I am now setting up a docker ci environment on my server to see why docker ci fails
docker ci fail link: https://github.com/apache/incubator-uniffle/actions/runs/10314743478/job/28631204182
I have set up a docker ci environment, and add some debug log, found these error.
java.lang.NoClassDefFoundError: org/apache/uniffle/shaded/org/apache/commons/collections/CollectionUtils
at org.apache.uniffle.client.impl.ShuffleWriteClientImpl.genServerToBlocks(ShuffleWriteClientImpl.java:281)
at org.apache.uniffle.client.impl.ShuffleWriteClientImpl.sendShuffleData(ShuffleWriteClientImpl.java:339)
at org.apache.spark.shuffle.writer.DataPusher.lambda$send$3(DataPusher.java:96)
at java.base/java.util.concurrent.CompletableFuture$AsyncSupply.run(Unknown Source)
at java.base/java.util.concurrent.ThreadPoolExecutor.runWorker(Unknown Source)
at java.base/java.util.concurrent.ThreadPoolExecutor$Worker.run(Unknown Source)
at java.base/java.lang.Thread.run(Unknown Source)
Caused by: java.lang.ClassNotFoundException: org.apache.uniffle.shaded.org.apache.commons.collections.CollectionUtils
at java.base/jdk.internal.loader.BuiltinClassLoader.loadClass(Unknown Source)

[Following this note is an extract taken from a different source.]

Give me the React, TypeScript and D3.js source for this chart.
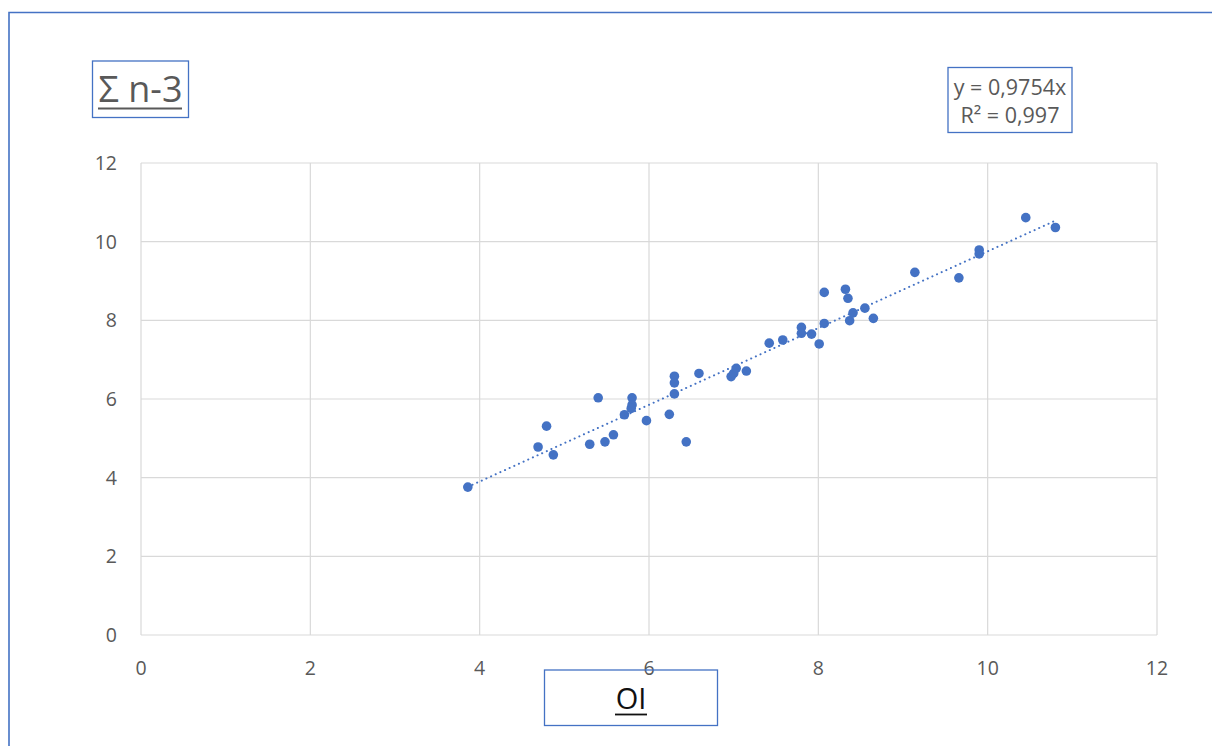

at java.base/jdk.internal.loader.ClassLoaders$AppClassLoader.loadClass(Unknown Source)
at java.base/java.lang.ClassLoader.loadClass(Unknown Source)
... 7 more
The reason is that in branch-0.9 dose not upgrade commons-collections to 4.4, so use collections3 by spark dependency. But pr 1878 relocation "org.apache" to "${rss.shade.packageName}.org.apache". collections3 is spark package does not relocation. so throw java.lang.NoClassDefFoundError.
If uniffle calls a class that is not explicitly specified in the uniffle pom file, it may be dependent on a dependent framework (spark or mr or tez). At this time, if this class is relocated, the relocated class cannot be found.
For me, At least branch-0.9 revert pr 1878 is required.